Sejumlah langkah akan dilakukan Gedung Putih, dari mengupayakan peningkatan tekanan diplomatik hingga menyusun aturan hukum baru yang akan mengurangi ancaman terhadap keamanan dan dunia bisnis negeri itu.
Kepastian itu disampaikan Jaksa Agung Amerika Serikat (AS) Eric Holder, Rabu (20/2) waktu setempat. Holder juga mengungkapkan rencana menggalang kerja sama dengan pemerintah negara lain untuk bersama-sama menekan China dan negara pelaku kejahatan siber lainnya.
Tekanan bisa dilakukan melalui instrumen kebijakan perdagangan dan gugatan hukum.
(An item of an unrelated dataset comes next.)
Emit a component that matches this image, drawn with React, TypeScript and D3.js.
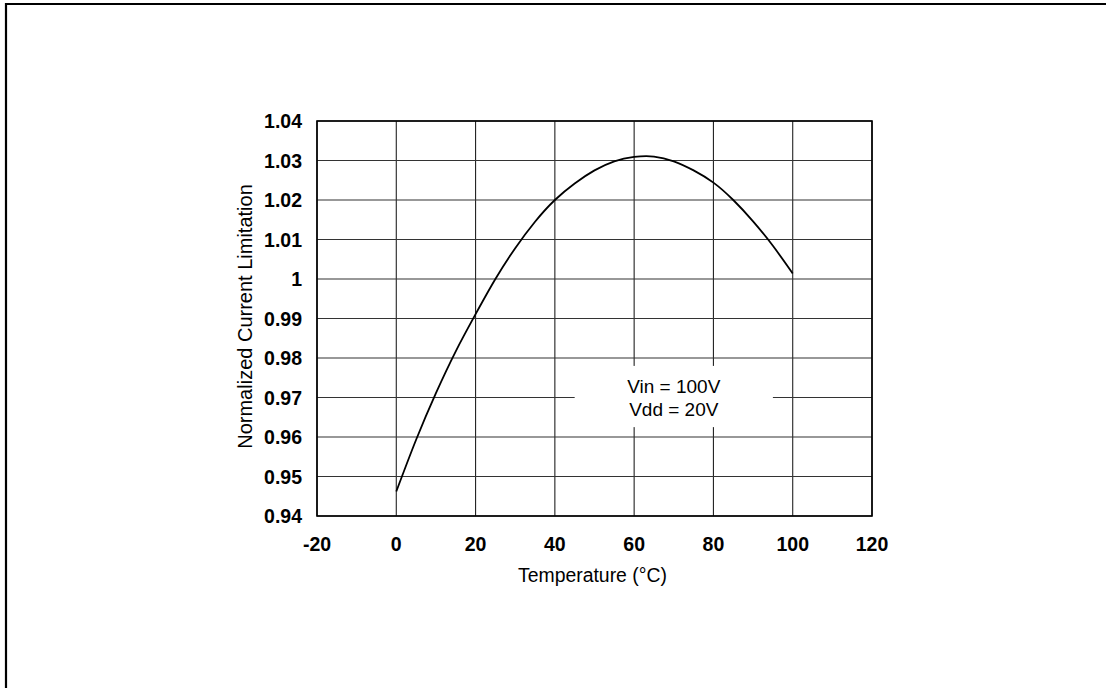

Selain itu, pemerintah juga akan melakukan kajian dalam 120 hari ke depan untuk melihat apakah AS perlu undang-undang baru terkait masalah itu.
”Ketika teknologi baru mampu merobohkan beragam halangan tradisional dalam dunia bisnis internasional serta perdagangan global, pada saat yang sama pula para kriminal memanfaatkan kemudahan yang dihasilkan itu untuk mencuri rahasia dari mana pun di dunia ini,” ujar Holder.
Ia mengatakan itu saat hadir di Gedung Putih dalam sebuah acara pemaparan strategi yang akan dilakukan dalam persoalan itu.
Walau tak menyebut spesifik nama China, banyak kalangan di AS melihat ”Negeri Tirai Bambu” itu sebagai ancaman utama dalam konteks peretasan dan spionase siber.
Pekan lalu, anggota DPR AS dari Partai Demokrat, Dutch Ruppersberger, yang juga anggota Komite Intelijen DPR AS, menyebutkan, sepanjang tahun 2012 saja banyak perusahaan di AS menderita kerugian hingga 300 miliar dolar AS lantaran pencurian rahasia dagang, sebagian besar dilakukan dari China.
Dalam laporan yang dipaparkan pihak Gedung Putih tercatat sebanyak 17 kasus pencurian rahasia dagang dilakukan, baik oleh perusahaan maupun individu di China sejak tahun 2010.
Jumlah itu jauh lebih banyak daripada yang dilakukan oleh perusahaan ataupun individu asal negara lain.